Il y a un homme qui a dû sabrer le champagne le jour où les Iraniens ont signé leur compromis historique avec les américains. C’est le président syrien Bachar al Assad. Ses médias ont célébré cette signature avec de grands éclats de bonheur et de satisfaction. Cette heureuse tonalité en provenance de Damas a cette singulière particularité, c’est qu’elle se contredit frontalement avec les évolutions militaires sur le terrain. L’armée régulière vit, de l’aveu même du président syrien, une période difficile. La morale des troupes est au plus bas. Les pertes sont énormes et les abandons du terrain au profit de l’opposition armée dont Daech est la matrice principale, sont significatifs.

Par Mustapha Tossa

Et pourtant Bachar al Assad a toutes les raisons d’entonner cet air de victoire propre aux résistants et aux parias. Il se présente à son opinion et à ses alliés comme le champion qui a su résister pendant quatre ans à la plus dévastatrice des coalitions. Celle là même qui a vu se conjuguer en un seul effet de souffle l’expertise militaire des américains, le lobbying intensif des européens et la hargne rancunière des pays du golfe. Qu’il puisse encore tenir relevait déjà du miracle que certains avait attribué à un mélange de machiavélisme hérité de son père et à une savante exploitation opportuniste du contexte international.

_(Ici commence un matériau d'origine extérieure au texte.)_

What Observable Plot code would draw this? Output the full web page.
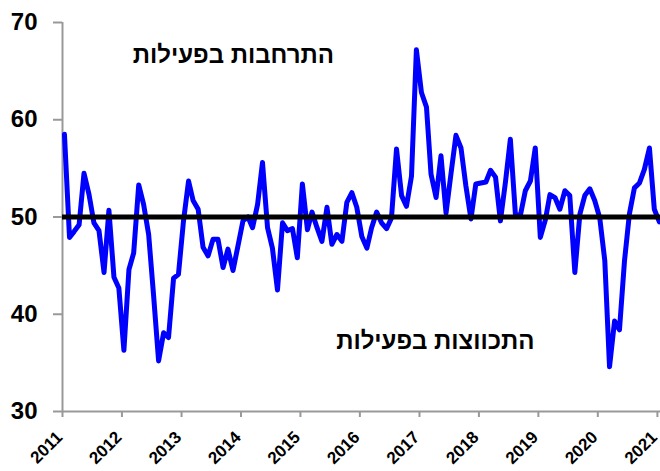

Le voilà qui résiste à toutes les bourrasques, malgré les immenses moyens déployés pour le démanteler. Il est vrai que le véritable tournant de la crise syrienne est intervenu lorsque sous la protection et la médiation de Moscou, Bachar al Assad a promptement accepté de mettre son arsenal chimique sous contrôle international. Mais même cette démarche avait pour toile de fond le secret dialogue que l’administration de Barack Obama avait entamé avec les Iraniens dans le Sultanat d’Oman et dont le processus allait être couronné par l’accord de Vienne.

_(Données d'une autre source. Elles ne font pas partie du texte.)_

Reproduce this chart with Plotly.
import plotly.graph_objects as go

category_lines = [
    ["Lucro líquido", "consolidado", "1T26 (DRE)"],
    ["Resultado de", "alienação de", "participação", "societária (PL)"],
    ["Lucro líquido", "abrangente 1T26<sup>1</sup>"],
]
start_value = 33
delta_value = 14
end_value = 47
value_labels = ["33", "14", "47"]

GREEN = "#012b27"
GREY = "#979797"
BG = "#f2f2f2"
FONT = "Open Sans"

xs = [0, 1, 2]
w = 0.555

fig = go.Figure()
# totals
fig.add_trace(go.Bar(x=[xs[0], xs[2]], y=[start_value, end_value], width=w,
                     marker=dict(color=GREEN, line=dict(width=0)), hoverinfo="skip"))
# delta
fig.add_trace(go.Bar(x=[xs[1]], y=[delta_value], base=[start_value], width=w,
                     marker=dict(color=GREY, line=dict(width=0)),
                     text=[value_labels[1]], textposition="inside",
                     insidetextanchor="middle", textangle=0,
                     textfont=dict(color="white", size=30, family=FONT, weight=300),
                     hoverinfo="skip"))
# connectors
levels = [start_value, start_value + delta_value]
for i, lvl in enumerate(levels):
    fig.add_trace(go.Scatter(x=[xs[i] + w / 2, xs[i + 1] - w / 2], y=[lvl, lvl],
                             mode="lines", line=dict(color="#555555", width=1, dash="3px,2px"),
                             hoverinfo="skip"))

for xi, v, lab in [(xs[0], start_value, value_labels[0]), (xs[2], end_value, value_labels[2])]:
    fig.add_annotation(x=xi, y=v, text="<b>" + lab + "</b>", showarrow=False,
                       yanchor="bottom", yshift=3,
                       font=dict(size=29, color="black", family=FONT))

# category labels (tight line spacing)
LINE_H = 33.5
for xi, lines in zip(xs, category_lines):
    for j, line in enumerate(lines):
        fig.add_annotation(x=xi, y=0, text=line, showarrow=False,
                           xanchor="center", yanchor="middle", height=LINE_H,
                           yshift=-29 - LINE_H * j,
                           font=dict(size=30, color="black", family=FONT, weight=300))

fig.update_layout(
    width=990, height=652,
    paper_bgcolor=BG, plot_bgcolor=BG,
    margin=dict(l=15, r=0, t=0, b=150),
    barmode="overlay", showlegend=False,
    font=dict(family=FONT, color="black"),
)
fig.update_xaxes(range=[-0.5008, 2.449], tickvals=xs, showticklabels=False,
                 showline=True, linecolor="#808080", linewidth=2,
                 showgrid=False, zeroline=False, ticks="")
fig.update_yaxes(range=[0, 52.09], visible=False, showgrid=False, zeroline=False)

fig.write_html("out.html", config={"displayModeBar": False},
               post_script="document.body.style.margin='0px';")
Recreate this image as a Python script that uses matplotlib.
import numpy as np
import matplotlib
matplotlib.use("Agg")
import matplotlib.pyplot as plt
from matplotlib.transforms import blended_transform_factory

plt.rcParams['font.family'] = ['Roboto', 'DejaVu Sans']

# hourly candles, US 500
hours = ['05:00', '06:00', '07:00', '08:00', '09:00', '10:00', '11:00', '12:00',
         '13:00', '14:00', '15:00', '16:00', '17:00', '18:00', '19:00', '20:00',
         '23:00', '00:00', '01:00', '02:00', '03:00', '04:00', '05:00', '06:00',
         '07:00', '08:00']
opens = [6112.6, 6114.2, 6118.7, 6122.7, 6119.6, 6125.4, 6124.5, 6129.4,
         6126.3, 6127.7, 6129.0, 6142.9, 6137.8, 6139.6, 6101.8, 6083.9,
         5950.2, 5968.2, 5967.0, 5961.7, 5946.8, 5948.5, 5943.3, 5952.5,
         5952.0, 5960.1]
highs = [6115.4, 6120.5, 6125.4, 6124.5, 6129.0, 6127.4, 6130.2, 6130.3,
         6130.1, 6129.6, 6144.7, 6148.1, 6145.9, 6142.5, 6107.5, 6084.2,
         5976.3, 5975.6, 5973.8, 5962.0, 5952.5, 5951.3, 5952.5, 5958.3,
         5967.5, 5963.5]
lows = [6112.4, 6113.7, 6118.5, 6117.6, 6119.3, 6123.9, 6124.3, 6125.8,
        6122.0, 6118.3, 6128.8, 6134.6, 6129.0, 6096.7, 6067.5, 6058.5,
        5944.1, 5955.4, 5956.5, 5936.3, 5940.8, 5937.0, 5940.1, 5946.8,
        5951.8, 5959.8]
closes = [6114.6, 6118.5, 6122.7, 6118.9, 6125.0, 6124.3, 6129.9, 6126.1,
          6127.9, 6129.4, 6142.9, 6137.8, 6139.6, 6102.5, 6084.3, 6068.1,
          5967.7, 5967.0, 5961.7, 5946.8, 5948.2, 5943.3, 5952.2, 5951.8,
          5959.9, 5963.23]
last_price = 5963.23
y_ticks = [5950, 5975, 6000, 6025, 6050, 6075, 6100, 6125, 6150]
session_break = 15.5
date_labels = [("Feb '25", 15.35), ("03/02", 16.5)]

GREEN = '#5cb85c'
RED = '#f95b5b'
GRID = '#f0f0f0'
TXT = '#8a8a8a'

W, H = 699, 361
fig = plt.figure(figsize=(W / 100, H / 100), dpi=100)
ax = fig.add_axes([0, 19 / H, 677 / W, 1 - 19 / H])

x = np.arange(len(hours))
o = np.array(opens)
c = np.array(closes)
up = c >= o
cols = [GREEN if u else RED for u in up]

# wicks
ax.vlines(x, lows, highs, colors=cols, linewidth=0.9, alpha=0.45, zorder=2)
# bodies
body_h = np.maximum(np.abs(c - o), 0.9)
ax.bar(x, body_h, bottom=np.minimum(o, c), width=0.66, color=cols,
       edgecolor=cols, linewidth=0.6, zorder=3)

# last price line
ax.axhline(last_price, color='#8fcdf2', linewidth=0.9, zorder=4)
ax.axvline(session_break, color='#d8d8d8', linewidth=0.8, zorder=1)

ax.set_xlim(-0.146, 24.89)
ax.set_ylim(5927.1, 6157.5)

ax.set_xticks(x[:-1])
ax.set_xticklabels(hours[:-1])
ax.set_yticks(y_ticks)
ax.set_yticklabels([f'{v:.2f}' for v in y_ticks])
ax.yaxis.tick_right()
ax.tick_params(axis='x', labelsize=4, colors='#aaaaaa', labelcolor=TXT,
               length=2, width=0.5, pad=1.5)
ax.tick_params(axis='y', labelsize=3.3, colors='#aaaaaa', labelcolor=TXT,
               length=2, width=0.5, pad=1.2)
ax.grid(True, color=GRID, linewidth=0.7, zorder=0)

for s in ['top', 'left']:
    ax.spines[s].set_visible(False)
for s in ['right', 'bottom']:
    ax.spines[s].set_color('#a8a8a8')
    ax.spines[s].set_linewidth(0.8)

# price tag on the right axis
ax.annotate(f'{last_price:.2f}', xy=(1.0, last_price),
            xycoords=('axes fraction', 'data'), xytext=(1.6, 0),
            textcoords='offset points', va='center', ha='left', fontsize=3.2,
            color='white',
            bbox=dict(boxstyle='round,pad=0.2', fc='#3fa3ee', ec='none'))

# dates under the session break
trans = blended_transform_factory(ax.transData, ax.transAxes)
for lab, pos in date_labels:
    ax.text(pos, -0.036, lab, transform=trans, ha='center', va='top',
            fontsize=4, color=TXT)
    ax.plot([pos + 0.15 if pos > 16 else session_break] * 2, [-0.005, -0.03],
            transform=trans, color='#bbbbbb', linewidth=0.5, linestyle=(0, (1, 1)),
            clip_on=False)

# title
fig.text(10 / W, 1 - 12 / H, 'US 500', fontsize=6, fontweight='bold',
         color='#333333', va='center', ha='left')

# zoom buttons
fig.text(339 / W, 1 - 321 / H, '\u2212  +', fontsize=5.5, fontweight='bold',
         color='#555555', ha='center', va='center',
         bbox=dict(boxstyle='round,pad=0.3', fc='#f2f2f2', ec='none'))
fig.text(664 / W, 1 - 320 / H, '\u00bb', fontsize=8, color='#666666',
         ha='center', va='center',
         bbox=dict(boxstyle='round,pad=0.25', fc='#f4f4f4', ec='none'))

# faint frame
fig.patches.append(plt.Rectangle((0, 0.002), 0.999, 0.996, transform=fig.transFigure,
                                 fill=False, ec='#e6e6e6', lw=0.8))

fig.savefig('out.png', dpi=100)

Les prémices de cet accord qui avait éclos dans la plus grande discrétion à Oman avaient servi de prétexte non revendiqué aux Américains pour abandonner l’option militaire contre la Syrie. La conclusion du compromis éloigne définitivement le spectre d’une intervention militaire contre le régime de Bachar al Assad. On susurre dans les grands centres d’analyse politique et sécuritaire d’Europe qu’un accord aussi lourd aussi décisif que celui qui met fin à cette guerre froide entre Washington et Téhéran doit obligatoirement contenir des rubriques secrètes qui vont au delà de la simple inspection internationale, aussi ferme aussi minutieuse soit-elle, des sites iraniens pour vérifier leur volonté d’abandonner leurs tentations d’acquérir une technologie nucléaire à usage militaire. Parmi ces rubriques, figurent à n’en pas douter la protection des alliés. Les Iraniens n’ont pas passe près de quatre années à défendre contre vents et marées leur allié Bachar al Assad pour qu’ils le lâchent maintenant qu’ils ont réussi à avoir l’attention et l’oreille des Américains.

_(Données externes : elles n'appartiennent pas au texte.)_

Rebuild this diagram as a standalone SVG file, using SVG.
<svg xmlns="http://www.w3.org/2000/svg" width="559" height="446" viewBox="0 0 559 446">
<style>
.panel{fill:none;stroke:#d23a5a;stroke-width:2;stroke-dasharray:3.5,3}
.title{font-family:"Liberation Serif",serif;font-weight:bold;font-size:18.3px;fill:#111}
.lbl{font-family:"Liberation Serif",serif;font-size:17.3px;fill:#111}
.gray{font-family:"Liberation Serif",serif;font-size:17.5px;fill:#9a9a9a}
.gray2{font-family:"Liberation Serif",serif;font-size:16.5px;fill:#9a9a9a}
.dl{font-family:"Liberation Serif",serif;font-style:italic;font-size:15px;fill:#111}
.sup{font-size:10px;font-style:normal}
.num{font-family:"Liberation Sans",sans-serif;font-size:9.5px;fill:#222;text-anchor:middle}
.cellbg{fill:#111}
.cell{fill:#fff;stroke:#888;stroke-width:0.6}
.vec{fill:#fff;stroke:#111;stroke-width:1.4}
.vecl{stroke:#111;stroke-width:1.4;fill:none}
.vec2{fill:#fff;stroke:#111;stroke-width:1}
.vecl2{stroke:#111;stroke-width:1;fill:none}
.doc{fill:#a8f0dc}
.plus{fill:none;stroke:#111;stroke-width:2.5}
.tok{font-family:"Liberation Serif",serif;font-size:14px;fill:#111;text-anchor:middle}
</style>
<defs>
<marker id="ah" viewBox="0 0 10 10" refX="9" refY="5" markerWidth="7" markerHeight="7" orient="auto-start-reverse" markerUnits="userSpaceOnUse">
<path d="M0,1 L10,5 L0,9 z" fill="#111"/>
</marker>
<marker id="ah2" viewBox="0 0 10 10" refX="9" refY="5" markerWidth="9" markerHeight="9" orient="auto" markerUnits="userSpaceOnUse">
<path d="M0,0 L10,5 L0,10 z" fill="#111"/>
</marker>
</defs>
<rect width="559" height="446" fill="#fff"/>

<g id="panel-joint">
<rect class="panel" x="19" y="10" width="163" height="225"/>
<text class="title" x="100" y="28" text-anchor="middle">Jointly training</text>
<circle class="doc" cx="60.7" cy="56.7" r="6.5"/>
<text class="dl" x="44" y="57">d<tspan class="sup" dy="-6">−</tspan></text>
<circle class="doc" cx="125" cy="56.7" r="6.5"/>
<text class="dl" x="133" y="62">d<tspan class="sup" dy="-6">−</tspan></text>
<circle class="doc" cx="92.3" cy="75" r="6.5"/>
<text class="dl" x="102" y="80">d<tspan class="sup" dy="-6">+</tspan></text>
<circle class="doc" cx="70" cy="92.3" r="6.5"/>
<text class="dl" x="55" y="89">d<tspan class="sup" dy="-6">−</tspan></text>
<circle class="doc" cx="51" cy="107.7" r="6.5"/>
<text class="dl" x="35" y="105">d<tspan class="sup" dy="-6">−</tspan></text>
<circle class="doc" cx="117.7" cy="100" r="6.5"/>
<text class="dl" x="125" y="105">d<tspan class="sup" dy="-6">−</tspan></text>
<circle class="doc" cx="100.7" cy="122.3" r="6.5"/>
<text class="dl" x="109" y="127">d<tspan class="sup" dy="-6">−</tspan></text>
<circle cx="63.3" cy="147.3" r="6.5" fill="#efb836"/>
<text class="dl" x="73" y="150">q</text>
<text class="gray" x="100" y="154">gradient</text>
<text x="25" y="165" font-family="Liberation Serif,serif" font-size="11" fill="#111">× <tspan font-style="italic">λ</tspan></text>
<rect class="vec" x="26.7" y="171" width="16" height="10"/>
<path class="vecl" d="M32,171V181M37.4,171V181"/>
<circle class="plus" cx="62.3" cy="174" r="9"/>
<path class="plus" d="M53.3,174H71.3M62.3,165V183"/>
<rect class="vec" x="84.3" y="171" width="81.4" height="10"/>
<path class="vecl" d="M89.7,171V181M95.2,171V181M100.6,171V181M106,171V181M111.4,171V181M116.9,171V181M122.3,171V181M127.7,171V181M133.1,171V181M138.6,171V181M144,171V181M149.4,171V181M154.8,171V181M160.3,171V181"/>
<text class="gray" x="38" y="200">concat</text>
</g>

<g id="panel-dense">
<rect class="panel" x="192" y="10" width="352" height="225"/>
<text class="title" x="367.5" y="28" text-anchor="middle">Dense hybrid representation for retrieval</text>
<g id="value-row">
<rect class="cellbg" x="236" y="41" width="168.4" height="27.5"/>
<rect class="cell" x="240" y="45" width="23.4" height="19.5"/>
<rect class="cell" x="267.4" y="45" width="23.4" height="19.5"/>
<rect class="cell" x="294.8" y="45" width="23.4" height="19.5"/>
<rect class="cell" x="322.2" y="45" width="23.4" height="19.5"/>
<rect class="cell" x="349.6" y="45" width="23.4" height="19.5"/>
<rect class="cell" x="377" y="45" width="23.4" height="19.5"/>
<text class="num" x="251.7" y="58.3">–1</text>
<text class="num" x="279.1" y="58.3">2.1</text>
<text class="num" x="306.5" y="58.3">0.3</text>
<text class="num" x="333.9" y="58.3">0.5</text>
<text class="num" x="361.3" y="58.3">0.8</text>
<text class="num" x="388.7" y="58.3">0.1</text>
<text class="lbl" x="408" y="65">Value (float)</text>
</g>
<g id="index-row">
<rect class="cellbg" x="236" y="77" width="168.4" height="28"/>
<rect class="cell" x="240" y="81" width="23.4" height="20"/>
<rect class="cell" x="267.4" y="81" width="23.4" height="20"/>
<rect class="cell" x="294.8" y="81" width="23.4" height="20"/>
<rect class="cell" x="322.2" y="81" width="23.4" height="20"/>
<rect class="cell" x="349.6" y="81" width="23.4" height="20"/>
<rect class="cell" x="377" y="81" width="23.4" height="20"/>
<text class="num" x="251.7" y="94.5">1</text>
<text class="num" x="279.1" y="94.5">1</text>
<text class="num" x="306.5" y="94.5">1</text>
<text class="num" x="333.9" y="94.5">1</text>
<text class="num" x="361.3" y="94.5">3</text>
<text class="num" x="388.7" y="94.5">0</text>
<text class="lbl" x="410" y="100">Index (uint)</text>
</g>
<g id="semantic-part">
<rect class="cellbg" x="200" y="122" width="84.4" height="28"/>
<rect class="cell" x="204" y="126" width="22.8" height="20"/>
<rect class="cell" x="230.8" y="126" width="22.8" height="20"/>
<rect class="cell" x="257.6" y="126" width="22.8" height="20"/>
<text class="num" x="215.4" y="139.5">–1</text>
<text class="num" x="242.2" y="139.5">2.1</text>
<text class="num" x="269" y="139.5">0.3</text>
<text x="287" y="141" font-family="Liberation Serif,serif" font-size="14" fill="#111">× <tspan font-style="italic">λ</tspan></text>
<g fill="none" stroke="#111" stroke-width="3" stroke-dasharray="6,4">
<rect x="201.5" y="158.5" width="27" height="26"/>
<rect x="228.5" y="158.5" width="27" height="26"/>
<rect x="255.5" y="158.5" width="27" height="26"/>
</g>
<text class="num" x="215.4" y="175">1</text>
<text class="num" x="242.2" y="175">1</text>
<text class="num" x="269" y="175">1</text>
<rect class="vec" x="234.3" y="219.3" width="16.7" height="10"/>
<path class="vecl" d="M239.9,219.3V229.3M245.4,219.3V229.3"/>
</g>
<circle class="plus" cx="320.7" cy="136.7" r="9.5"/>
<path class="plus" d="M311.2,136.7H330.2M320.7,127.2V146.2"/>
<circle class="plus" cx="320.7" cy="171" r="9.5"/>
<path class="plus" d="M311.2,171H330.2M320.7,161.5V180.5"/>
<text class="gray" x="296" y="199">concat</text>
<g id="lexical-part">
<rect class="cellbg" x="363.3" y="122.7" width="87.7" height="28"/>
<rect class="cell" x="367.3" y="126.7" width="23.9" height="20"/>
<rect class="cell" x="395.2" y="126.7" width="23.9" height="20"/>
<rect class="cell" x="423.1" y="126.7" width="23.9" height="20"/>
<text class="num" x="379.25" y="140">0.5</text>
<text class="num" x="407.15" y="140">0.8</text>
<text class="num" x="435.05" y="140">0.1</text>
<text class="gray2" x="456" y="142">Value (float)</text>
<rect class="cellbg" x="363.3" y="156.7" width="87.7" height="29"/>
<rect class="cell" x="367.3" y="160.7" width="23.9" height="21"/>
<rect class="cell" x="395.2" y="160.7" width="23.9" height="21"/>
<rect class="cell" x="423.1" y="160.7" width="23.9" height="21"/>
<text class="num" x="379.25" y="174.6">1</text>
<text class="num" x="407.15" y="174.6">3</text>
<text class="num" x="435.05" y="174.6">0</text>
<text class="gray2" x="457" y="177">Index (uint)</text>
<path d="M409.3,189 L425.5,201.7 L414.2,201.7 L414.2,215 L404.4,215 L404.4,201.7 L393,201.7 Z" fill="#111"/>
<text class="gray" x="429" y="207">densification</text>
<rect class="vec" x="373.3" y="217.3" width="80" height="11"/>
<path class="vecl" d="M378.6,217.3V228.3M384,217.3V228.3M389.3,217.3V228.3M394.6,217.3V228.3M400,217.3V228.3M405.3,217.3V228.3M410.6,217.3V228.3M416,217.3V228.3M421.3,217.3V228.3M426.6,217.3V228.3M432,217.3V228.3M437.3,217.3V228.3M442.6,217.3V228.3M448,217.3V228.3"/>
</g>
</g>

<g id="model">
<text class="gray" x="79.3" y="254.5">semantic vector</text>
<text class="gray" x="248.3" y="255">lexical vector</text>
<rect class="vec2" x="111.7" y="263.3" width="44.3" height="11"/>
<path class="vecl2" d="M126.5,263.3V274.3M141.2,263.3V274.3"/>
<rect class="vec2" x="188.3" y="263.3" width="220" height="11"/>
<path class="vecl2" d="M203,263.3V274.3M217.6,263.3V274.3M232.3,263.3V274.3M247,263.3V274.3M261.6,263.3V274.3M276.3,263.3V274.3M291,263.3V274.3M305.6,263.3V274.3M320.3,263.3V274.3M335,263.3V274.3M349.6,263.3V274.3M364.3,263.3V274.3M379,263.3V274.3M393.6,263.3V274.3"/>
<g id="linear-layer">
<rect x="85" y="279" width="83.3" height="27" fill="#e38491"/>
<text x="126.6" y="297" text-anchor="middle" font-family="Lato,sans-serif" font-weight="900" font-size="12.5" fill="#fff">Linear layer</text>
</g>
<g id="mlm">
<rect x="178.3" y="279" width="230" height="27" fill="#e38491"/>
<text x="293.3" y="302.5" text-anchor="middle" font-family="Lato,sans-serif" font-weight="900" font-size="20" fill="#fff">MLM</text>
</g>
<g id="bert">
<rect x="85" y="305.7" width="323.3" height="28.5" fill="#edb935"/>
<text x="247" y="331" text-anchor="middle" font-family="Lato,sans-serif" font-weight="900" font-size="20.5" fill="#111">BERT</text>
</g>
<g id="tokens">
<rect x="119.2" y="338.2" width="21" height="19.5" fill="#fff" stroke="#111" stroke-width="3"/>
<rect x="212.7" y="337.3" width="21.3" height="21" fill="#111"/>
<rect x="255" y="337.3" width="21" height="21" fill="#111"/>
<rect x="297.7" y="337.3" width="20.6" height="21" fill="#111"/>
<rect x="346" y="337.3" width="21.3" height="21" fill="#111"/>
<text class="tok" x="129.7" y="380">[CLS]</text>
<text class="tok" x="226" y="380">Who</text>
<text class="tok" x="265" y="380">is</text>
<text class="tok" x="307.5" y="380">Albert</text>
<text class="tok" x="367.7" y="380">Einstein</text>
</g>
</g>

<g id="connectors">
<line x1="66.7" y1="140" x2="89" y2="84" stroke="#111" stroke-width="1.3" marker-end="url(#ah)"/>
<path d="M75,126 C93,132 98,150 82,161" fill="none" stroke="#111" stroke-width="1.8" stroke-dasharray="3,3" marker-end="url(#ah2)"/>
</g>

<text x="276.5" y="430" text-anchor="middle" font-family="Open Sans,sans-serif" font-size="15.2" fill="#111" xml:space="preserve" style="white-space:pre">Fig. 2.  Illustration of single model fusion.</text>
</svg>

Cette nouvelle situation met certaines diplomaties en porte-à-faux. La France de François Hollande et de Laurent Fabius qui a bâti toute sa stratégie sur l’indispensable départ de Bachar al Assad en mobilisant et ses alliés en Méditerranée et les forces de l’opposition jugées modérées par rapport à l’organisation de "l’Etat Islamique", se retrouve à pratiquer des circonvolutions diplomatiques qui en disent long sur son embarras. Les pays du Golfe, menés par l’Arabie Saoudite, qui ont mis tout leur poids dans la balance militaire, se retrouvent brusquement à revoir leurs calcules et à réécrire leur stratégie qui intègrent le maintien de Bachar al Assad au pouvoir. Il est vrai que de temps à autres la diplomatique saoudienne ressort ses classiques antiennes sur le nécessaire départ de Bachar al Assad qui ne peut faire partie de l’avenir de la Syrie pour cause de meurtre de masse contre son peuple comme l’a récemment redit le ministre des affaires étrangères saoudiens Adel Al-Jubair. Mais cela manque cruellement de conviction. La récente rencontre sous impulsion russe en Arabie saoudite entre le chef de la sécurité nationale syrienne, le général Ali Mamlouk, et le vice-héritier et fils du roi saoudien Mohamed ben Salman a été perçue comme un grand tournant susceptible de donner une autre physionomie à la crise syrienne et par conséquent au devenir de Bachar al Assad.

Les pays du Maghreb entretiennent avec la Syrie une relation compliquée qui a subi les soubresauts de la crise syrienne et les grandes hésitations de la communauté internationale face à ce problème. Aujourd’hui, une grande cacophonie marque la diplomatie tunisienne qui ne sait comment annoncer le retour des relations diplomatiques entre Tunis et Damas sans susciter l’ire de ses alliés européens et la polémique au sein même de la classe dirigeante tunisienne. En Algérie, l’approche paraît plus claire. Cousinage de régimes militaires oblige, se sentant sous les mêmes coups de boutoir, Alger a depuis le début vu d’un très mauvais œil cette rébellion contre le régime syrien. Pour le Maroc, après avoir un moment flirté avec le mouvement "Les amis de la Syrie" que Paris voulais mettre en orbite pour influencer la décision internationale sur le sujet, la diplomatie marocaine, prudente, a pris du recul devant les hésitations et les sauts d’humeur des uns et des autres. En attendant, le Maroc est préoccupé par le nombre important de marocains qui ont rejoint Daech et leur éventuel retour au pays.